Does an internal cardiac defibrillator make you more of a cyborg? We don’t seem to view these survival uses of technology with controversy because they have a clear cause, for survival. It’s when technologies give abilities that surpass other human that initiate debate, mockery and even fear.
We’ve been making the assumption that all technologies in Human Computer Interactions are simple extensions of our phenotypes. Are we still threatened by a potential dependence on technology? Too late. But what about “an unfair advantage” to those with appliances that allows them exceed other humans? Traditionally superhuman traites are only obtained by villians on purpose. Superheros usually have this happening to them without choice. Think of the Hulk, Spiderman and Superman. When Amy Purdy talks about her leg extensions on TED, she slowly weaves in the pain and loss of her legs, which somehow justifies to the audience the new longer, beautiful designer legs. We still apply the century old principle of no pain, no gain -even with technology. There is always a sacrifice for the enhancements. Imagine if someone had to saw off their own legs in order to obtain the beautiful, height-extending legs that Purdy has?
An individual under the username of Apotheosis is one of the first few successful individuals to have extended their legs. This selective club has ‘sacrificed’ a 6 figure sum and 3 months of intensely painful physiotherapy but still seem to be a misunderstood subculture. Many people don’t imagine that shortness could be as debilitating as not being able to walk but what about a cultural debilitation? Apotheosis compares the procedure to wearing braces, which is accepted as apart of a health and hygiene system. In theory, the risk of loosing all of one’s teeth (or eyes in an eye surgery) are scary enough to compare with losing one’s legs. Surely the situations are only different because we are unsure of the technology of leg extension whereas that of tooth straightening and eye correction are well established.
Cyborg is a state of psychology. It’s just the aspirational term for gadgetry that brings us one step closer to our dreams, whether it’s living for longer, recovering from injuries or just being able to read the street sign when my glasses gets knocked off of my face.
Traditionally cyborgs are implants of mechanisms that give enhancement. My glasses were simply attachments, no more than a pencil because it has no synthetic feedback mechanism. What about a laser that ‘burns’ away? Surely it’s a just a slight removal from the myopic lens than any intelligent implantations? Do we still demand for genetic honesty?? Should we? Neil Harbisson proudly displays the obviously inorganic gadgetry in front of his face to augment his colour blindness. He’s making a statement of our normalities and understands of our phenotypes.

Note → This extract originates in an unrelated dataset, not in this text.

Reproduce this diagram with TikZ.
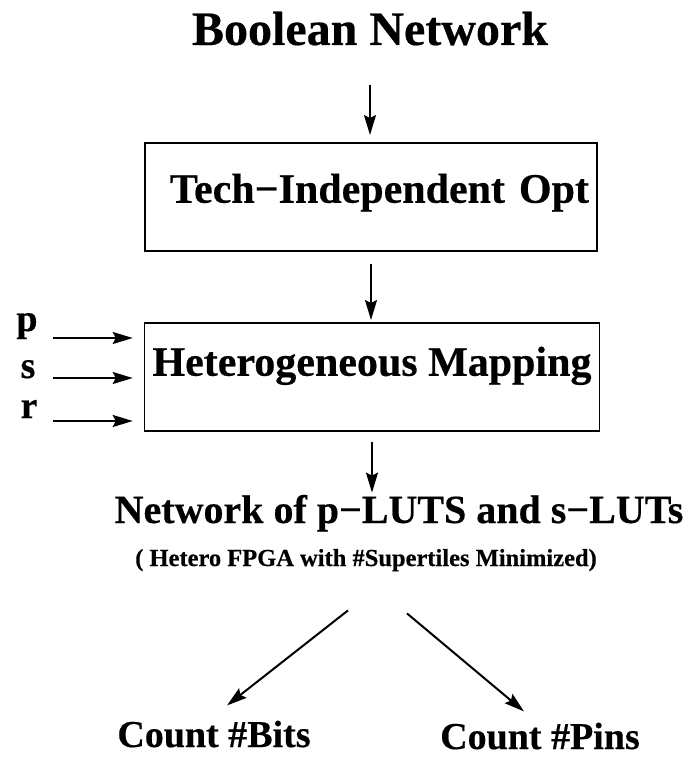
\documentclass[tikz,border=0pt]{standalone}
\usepackage{fontspec}
\setmainfont{Liberation Serif}[BoldFeatures={FakeBold=0.4}]
\usetikzlibrary{calc,positioning,arrows.meta}

\begin{document}
\begin{tikzpicture}[x=1pt,y=-1pt,>={Stealth[length=20pt,width=12pt,inset=3pt]},
  every node/.style={font=\bfseries,inner sep=0pt},
  stage/.style={draw,line width=1.5pt,inner xsep=8pt,inner ysep=0pt},
  flow/.style={->,line width=2pt}]
\fill[white] (0,0) rectangle (691,757);
\useasboundingbox (0,0) rectangle (691,757);
\node[anchor=base,font=\bfseries\fontsize{48}{56}\selectfont] (bool) at (370,45) {Boolean Network};
\node[stage,anchor=north,text width=436pt,align=right,text height=60pt,text depth=48pt,font=\bfseries\fontsize{42}{50}\selectfont] (opt) at (371,142) {Tech−Independent Opt};
\node[stage,anchor=north,minimum width=454pt,text height=53pt,text depth=55pt,font=\bfseries\fontsize{42}{50}\selectfont] (map) at (372,322) {Heterogeneous Mapping};
\node[anchor=base,font=\bfseries\fontsize{38}{44}\selectfont] (lp) at (27,331) {p};
\node[anchor=base,font=\bfseries\fontsize{38}{44}\selectfont] (ls) at (28,378) {s};
\node[anchor=base,font=\bfseries\fontsize{38}{44}\selectfont] (lr) at (29,418) {r};
\node[anchor=base,font=\bfseries\fontsize{40}{48}\selectfont] (net) at (399,523) {Network of p−LUTS and s−LUTs};
\node[anchor=base,font=\bfseries\fontsize{24.5}{29}\selectfont] (hetero) at (366,566) {( Hetero FPGA with \#Supertiles Minimized)};
\node[anchor=base,font=\bfseries\fontsize{38}{44}\selectfont] (bits) at (214,747) {Count \#Bits};
\node[anchor=base,font=\bfseries\fontsize{38}{44}\selectfont] (pins) at (540,749) {Count \#Pins};
% inputs of the mapper
\coordinate (inp) at (53,338);
\coordinate (ins) at (53,378);
\coordinate (inr) at (53,421);
\draw[flow,shorten >=11pt] (inp) -- (inp -| map.west);
\draw[flow,shorten >=11pt] (ins) -- (ins -| map.west);
\draw[flow,shorten >=11pt] (inr) -- (inr -| map.west);
% main flow
\draw[flow,shorten <=39pt,shorten >=7pt] (bool.south) -- (bool.south |- opt.north);
\draw[flow,shorten <=12pt,shorten >=2pt] (opt.south) -- (opt.south |- map.north);
\draw[flow,shorten <=10pt,shorten >=2pt] (map.south) -- (map.south |- net.north);
\draw[flow] ($(hetero.south)+(-18,39)$) -- ([xshift=13pt,yshift=15pt]bits.north);
\draw[flow] ($(hetero.south)+(41,42)$) -- ([xshift=-16pt,yshift=11pt]pins.north);
\end{tikzpicture}
\end{document}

In fact, cyber is just a grand prefix of technological possibilities suspended in the uncanny limbo between our wildest imaginations and the accepted everyday. I guess it ‘cyber’ sounds better than ‘limbo future technology’ though.
In hindsight, it is definitely a terrifying thing to have one’s eyes operated on. The only sensory detector that could accurately confirm any understandable information was having to coordinate it’s own operation. It’s like getting instructions on how to fix your phone over the phone, only this is an phone that you can never replace.
I miss my glasses. I suppose the first users of sight-enhancements were seen as extra-humans with the ability to see more clearly than others. It made an elite trade of goldsmiths, biologists and astronomers. Now the empty frames function only as a part of my identity. Wearing them seems as incomprehensible as the long heritage of vanity itself but what can I say? They makes me, me. It is the geeky, clumsy Clark Kent that has real family and friends, not Superman.